## [Do this]
Count how many lines below contain the word "Generate", then give that number alone.

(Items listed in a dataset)
|---|

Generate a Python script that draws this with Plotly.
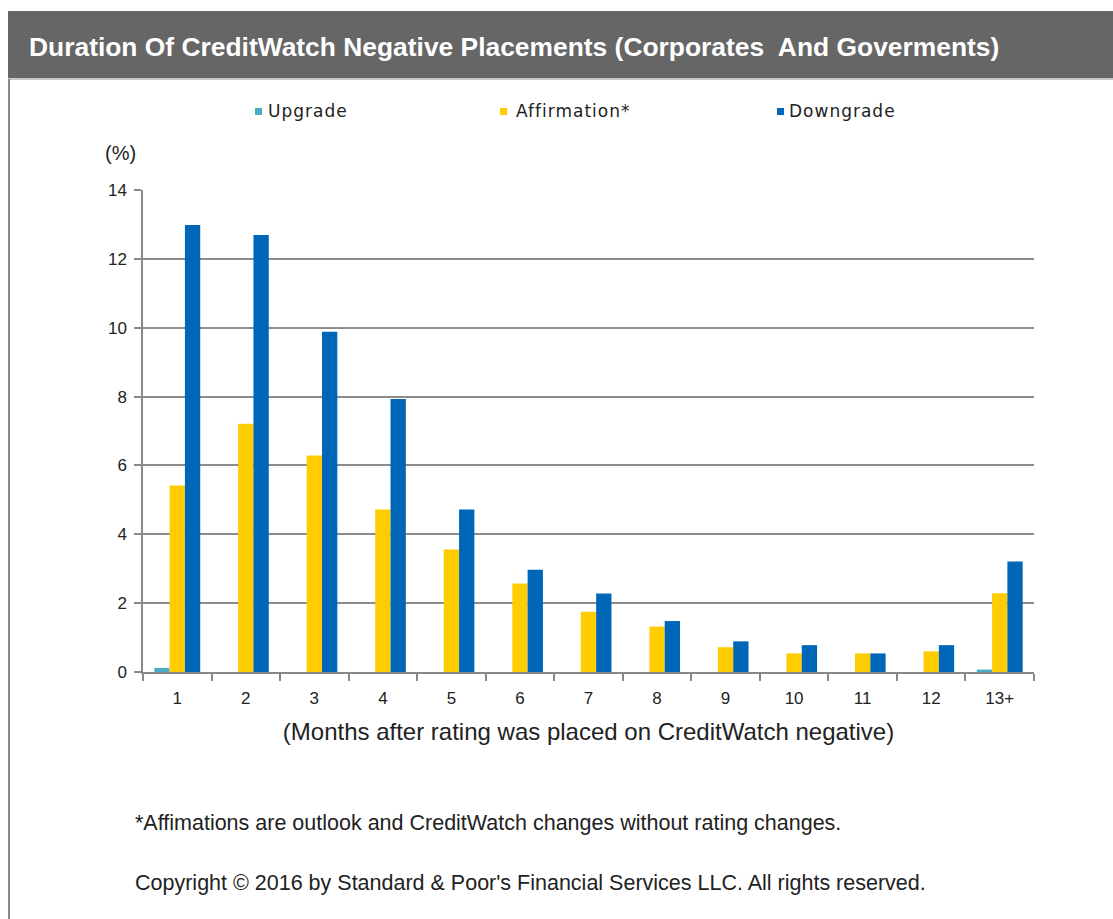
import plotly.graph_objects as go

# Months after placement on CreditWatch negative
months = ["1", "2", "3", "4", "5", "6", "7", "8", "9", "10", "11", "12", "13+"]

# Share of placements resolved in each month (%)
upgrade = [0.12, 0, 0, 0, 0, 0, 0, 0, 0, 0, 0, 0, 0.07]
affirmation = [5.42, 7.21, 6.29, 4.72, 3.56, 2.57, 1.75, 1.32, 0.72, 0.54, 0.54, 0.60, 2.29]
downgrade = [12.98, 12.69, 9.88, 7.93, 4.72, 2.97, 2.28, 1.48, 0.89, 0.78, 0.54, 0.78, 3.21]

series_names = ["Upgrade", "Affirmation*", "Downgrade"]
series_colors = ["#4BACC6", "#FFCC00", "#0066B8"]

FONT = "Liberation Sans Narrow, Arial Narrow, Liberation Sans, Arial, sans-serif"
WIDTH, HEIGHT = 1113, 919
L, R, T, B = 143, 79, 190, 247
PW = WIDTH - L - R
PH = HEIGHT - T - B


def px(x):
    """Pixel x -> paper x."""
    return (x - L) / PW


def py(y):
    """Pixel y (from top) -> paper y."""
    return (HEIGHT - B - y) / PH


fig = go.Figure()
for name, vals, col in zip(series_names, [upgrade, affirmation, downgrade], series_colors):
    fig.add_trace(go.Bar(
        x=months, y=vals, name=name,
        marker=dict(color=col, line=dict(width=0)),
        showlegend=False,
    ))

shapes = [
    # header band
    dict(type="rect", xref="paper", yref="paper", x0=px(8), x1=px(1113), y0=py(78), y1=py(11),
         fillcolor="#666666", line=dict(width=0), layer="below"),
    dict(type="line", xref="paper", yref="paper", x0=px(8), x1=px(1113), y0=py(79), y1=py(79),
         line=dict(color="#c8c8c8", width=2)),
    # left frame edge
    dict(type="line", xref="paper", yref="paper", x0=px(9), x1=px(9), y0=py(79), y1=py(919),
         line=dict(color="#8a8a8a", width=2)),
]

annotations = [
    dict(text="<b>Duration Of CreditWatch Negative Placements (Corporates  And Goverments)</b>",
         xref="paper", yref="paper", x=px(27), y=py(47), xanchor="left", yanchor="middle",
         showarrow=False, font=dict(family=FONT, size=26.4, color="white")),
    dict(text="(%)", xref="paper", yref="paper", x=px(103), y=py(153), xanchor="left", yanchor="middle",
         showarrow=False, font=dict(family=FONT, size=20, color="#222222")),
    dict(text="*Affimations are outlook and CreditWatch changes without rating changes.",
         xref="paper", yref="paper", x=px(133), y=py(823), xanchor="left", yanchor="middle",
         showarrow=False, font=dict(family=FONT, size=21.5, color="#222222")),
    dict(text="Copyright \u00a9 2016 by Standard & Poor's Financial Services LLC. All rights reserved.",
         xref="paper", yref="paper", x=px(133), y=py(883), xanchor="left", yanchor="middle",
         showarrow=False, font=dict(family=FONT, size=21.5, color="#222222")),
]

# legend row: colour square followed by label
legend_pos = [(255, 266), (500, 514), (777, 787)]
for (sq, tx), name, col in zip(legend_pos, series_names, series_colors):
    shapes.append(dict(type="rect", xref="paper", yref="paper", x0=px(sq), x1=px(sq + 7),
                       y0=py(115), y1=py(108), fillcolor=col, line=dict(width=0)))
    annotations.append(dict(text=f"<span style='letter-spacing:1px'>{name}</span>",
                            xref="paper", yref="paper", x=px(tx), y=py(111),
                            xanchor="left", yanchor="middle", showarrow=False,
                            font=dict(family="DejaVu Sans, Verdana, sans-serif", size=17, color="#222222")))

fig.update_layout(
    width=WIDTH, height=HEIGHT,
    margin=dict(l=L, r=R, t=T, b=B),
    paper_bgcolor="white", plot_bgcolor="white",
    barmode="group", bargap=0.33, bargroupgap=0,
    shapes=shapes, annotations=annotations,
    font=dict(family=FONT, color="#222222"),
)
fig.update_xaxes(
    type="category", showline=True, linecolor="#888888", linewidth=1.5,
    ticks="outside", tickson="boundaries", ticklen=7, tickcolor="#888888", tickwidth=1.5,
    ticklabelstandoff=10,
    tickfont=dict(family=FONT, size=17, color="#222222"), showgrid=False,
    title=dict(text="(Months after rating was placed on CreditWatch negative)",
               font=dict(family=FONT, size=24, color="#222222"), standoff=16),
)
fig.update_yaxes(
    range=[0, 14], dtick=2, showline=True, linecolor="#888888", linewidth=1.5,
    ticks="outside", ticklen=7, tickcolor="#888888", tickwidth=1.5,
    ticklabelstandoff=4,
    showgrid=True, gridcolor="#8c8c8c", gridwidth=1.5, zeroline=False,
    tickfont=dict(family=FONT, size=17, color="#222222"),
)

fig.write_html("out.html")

|---|

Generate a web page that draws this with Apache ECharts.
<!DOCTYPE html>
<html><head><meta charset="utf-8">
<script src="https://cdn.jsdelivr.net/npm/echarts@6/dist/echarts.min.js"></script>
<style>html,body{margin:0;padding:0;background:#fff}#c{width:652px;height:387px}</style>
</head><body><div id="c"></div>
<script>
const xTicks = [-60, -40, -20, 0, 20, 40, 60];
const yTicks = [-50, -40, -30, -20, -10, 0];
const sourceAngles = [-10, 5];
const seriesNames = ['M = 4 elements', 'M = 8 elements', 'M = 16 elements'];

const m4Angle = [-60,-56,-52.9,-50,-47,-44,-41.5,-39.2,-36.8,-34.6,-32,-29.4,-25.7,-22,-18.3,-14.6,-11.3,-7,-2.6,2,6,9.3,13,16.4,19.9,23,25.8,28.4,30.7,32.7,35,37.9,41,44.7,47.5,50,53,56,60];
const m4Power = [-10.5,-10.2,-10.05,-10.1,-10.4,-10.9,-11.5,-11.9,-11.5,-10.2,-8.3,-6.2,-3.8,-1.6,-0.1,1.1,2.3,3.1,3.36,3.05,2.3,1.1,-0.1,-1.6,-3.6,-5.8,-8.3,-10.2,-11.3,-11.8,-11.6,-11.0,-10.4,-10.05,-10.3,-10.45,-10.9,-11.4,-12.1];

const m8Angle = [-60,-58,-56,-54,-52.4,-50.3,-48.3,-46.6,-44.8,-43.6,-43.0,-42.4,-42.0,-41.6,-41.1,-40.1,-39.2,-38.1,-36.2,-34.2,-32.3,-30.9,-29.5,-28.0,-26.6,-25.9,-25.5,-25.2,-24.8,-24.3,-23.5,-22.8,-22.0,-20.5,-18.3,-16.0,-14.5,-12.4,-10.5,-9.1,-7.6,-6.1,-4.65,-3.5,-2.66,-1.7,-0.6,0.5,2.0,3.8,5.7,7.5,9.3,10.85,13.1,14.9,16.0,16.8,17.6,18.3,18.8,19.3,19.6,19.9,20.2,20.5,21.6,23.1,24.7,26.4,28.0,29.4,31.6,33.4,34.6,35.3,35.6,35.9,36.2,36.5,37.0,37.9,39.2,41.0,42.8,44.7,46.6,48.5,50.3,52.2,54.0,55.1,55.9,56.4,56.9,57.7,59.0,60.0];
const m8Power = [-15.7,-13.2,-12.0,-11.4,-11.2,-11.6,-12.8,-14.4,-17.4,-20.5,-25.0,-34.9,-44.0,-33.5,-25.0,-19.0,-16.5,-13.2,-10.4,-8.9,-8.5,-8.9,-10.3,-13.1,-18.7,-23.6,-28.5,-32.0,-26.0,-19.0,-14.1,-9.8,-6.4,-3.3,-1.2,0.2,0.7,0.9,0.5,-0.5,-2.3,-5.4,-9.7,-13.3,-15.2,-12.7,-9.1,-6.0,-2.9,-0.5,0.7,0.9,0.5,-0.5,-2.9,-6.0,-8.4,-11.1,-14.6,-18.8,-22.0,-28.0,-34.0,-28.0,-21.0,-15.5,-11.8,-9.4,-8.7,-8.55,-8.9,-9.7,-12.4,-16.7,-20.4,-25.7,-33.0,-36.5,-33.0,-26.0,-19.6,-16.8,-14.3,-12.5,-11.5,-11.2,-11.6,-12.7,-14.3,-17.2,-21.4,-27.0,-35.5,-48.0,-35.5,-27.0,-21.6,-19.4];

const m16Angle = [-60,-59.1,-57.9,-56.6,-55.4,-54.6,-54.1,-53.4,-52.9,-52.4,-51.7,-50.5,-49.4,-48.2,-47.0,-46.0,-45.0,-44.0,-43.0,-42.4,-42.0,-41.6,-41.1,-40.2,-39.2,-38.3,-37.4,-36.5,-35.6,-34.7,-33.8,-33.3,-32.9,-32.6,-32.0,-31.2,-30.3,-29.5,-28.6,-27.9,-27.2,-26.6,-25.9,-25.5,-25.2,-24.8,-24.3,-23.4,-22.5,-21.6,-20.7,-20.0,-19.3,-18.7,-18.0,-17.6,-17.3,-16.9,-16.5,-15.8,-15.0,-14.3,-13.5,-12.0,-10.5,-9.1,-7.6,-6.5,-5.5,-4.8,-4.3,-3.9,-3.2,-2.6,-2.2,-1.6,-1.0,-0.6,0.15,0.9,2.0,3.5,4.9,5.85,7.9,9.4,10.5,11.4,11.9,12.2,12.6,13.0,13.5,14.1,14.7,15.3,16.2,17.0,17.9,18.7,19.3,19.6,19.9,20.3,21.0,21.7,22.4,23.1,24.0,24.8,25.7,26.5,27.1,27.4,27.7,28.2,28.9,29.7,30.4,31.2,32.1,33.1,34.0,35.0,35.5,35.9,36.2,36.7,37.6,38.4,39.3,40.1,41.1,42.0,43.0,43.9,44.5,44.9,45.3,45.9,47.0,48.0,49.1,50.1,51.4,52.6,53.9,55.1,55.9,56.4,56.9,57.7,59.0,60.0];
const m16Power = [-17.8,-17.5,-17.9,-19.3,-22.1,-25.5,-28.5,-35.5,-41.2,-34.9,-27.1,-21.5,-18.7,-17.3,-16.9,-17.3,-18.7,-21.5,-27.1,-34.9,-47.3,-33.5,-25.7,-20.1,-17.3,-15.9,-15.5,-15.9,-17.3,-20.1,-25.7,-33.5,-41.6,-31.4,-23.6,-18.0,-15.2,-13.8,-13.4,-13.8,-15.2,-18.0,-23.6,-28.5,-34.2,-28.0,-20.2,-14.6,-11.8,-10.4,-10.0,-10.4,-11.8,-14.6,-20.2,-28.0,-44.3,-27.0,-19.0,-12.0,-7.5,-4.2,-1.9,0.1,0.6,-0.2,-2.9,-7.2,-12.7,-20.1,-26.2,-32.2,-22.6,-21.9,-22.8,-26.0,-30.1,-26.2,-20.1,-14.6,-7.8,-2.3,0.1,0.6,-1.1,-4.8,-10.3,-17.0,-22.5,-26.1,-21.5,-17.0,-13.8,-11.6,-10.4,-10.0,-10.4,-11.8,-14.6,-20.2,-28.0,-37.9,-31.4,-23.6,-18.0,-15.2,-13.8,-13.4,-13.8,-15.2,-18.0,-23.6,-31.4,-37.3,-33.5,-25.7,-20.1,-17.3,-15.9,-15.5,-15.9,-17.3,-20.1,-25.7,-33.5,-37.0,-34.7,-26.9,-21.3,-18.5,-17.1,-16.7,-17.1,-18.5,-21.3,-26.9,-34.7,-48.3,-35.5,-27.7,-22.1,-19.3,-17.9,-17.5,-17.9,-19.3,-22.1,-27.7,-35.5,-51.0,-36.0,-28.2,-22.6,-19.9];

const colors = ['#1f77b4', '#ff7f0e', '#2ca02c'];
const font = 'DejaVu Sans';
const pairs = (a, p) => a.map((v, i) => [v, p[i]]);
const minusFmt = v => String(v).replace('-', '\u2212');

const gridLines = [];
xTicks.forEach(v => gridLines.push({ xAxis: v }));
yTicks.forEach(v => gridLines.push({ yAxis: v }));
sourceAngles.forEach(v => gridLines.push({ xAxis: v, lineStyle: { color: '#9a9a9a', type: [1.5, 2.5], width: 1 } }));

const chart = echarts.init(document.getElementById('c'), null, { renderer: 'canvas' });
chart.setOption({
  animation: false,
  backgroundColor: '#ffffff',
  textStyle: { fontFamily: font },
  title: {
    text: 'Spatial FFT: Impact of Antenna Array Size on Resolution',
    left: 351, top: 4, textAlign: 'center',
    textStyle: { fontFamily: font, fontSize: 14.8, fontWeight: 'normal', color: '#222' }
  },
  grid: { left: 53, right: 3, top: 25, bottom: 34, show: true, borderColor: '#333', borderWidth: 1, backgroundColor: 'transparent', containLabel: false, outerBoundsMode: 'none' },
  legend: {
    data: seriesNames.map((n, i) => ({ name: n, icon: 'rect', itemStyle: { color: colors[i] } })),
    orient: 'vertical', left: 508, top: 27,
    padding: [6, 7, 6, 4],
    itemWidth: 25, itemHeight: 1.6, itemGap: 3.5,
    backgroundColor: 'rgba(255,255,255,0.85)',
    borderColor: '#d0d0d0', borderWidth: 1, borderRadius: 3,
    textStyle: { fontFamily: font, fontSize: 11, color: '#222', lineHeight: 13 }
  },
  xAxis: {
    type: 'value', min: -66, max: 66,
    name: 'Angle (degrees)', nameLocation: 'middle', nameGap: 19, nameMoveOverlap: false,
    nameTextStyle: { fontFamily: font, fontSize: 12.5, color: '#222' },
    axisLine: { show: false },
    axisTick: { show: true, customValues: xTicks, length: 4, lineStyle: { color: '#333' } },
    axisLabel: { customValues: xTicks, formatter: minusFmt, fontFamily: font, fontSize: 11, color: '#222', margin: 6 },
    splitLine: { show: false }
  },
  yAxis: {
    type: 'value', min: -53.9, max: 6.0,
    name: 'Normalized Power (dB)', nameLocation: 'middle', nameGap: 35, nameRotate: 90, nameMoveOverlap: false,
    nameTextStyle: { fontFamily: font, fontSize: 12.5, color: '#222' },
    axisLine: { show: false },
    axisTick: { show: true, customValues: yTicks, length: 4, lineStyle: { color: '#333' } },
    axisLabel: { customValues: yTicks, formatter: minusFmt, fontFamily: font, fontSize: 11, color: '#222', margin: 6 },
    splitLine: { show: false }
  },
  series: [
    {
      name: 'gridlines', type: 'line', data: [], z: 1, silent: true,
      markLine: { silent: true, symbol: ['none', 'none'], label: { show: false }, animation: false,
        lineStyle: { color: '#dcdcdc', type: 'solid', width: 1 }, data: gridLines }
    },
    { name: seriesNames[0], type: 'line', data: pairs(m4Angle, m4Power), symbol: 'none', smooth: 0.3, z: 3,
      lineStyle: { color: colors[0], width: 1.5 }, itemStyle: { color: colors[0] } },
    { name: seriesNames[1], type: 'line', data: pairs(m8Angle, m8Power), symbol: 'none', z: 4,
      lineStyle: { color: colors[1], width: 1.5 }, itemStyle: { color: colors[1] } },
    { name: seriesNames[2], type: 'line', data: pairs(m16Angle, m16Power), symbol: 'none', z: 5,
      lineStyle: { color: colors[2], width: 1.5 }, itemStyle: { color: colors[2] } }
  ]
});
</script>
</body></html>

|---|

## [Written answer]
2